The use of SKOS or something functionally similar can give us advantages over what we have today. It could provide alternate display forms in different languages, links to cataloger documentation that could be incorporated into workstation software, and it could provide versioning and history so that it would be easier to process records created in different eras.
There could be similar advantages to be gained by using identifiers for what today we call "authority data." That's a bit more complex however, so I won't try to cover it in this short post. It's a great topic for a future discussion.
2 comments:
Some of what you're talking about here in the answer to #2 sounds a lot like what the presenters at the ALA preconference on RDA FRBR and FRAD were discussing. They didn't talk about SKOS at all, and I think in some cases they were thinking of the links as being within a closed system (ie. one of the ubiquitous library silos) but the concepts seem very similar.
Do you see RDA as having any bearing on making the data more available for this kind of semantic linkage, or do you think is RDA not really going to help get us there?
Arkham -- RDA (the rules the JSC authored) won't itself get us to linked data, but I think that the fact that we need to undergo changes to accommodate RDA in our data format and systems gives us an opportunity to move our data more toward compatibility with linked data. RDA does encourage that somewhat because it embraces FRBR, and FRBR does introduce an entity-relationship view of library data.

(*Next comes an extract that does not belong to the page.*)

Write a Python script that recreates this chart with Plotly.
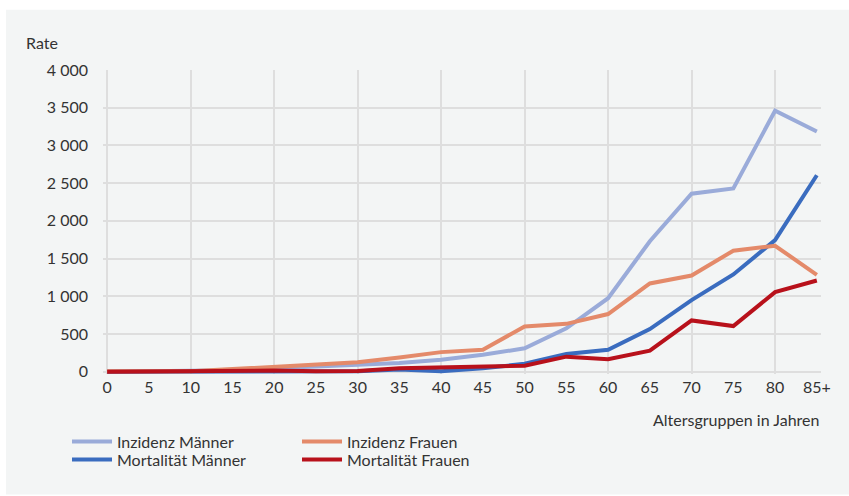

In particular, the change gives us a chance to scrutinize our data elements in light of desired linking functions. Actually, just looking at our data elements as DATA rather than the elements of a document that describes a bibliographic resource would be a step in the right direction. For example, title is more than what we put on the title line of our displays, it could be a key link to other bibliographic resources like Amazon or Wikipedia. And author should be seen as a very rich link, going not only to biographies, but (for living authors) web pages, fan sites, etc. This is the change in thinking that will help us link.
I don't know if anyone mentioned it at the pre-conference, but RDA online is going to be linking to the Metadata Registry which has registered each RDA data element and controlled lists in linked-data compliant format. (Either RDF or SKOS) It only sort-of works because the RDA elements weren't really designed as linked data components, so I think there will be some evolution before we are producing actual linked data. but it's a start and a way to experiment. Go to the registry and you can view RDA elements in various formats, including RDF/XML.